I am a 23 year old smart and independent girl. If you ask me ‘what kind of partner would you like in your life?’ then my first thought is my independence, individualism, career plans and current responsibilities should not depend on him. I should be able to ‘be me’ and still connect with him rather than loosing my identity and becoming what he wants.
But this is all talk. I had fallen prey to the ‘default thought and thinking of Indian women’ that has been followed in Indian culture, according to which ‘your husband is the center of your life’ and ‘ you should do all in your power to make him happy’. I did not exactly get married, but in many ways almost did. I committed myself to a BF in college and before I knew it I was always thinking of how to make things work with him, his family and what will life be after marriage. It was like my brain went on ‘Automatic Pilot’ mode and said I know what to think of now ‘HIM only’. I didn’t even remember what all I wanted ou of my life. Every event, everything i wanted was all dependent on him.

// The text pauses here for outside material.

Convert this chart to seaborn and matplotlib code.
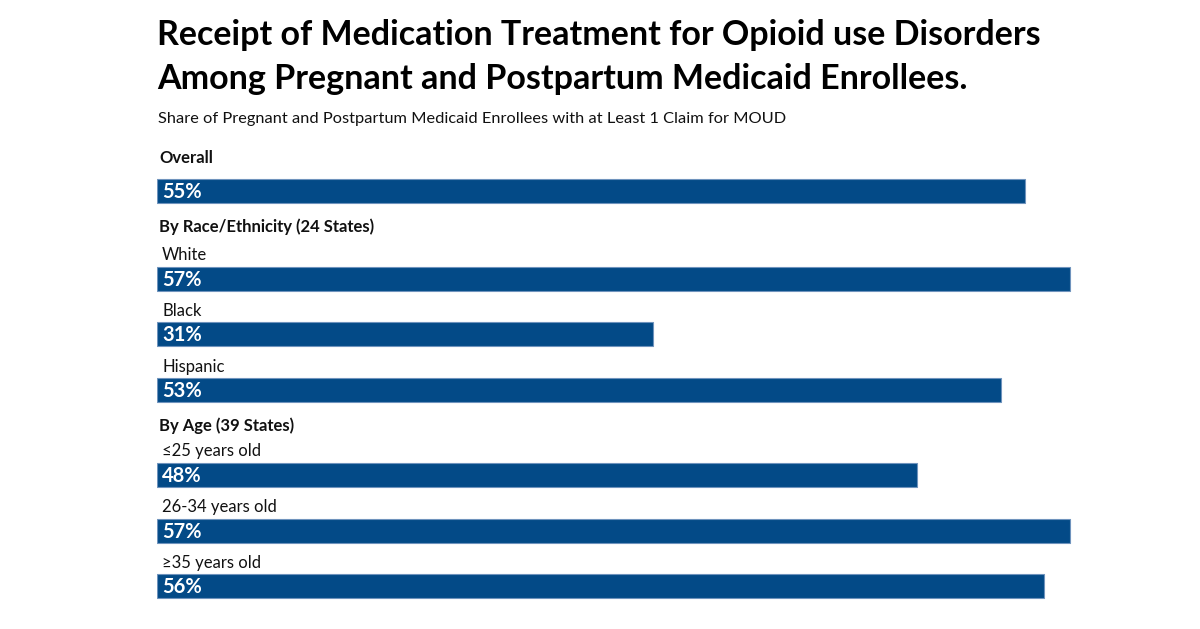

Now that I think about it, it was such a deteriorating state of mind and I will never repeat this again. Never loose my individualism for any other individual. Not that I will not be in a relationship/marriage ever, but I will never forget myself in them.
Its strange but true, we’ve seen our mother, grandmothers, aunts and almost every women around us build her life around her spouse and it has been set into our minds that this is how it is. But no more, not for me, not for the next generations to come. It is so important to hold onto yourself and while change is a part of life, so is ‘unique identity’. You should never have to be introducing yourself wihtout knowing who you are to yourself. I want to keep ‘me’ alive, my dreams, aspirations, hobbies and all that ‘I’ am now and today.
And companionship to me still means ‘care and trust’ but on both ends, love is a still ‘love to die for’ but not ‘love to give up your life for’.
Hope to find what I’m looking for and more, someday..but not today ![]()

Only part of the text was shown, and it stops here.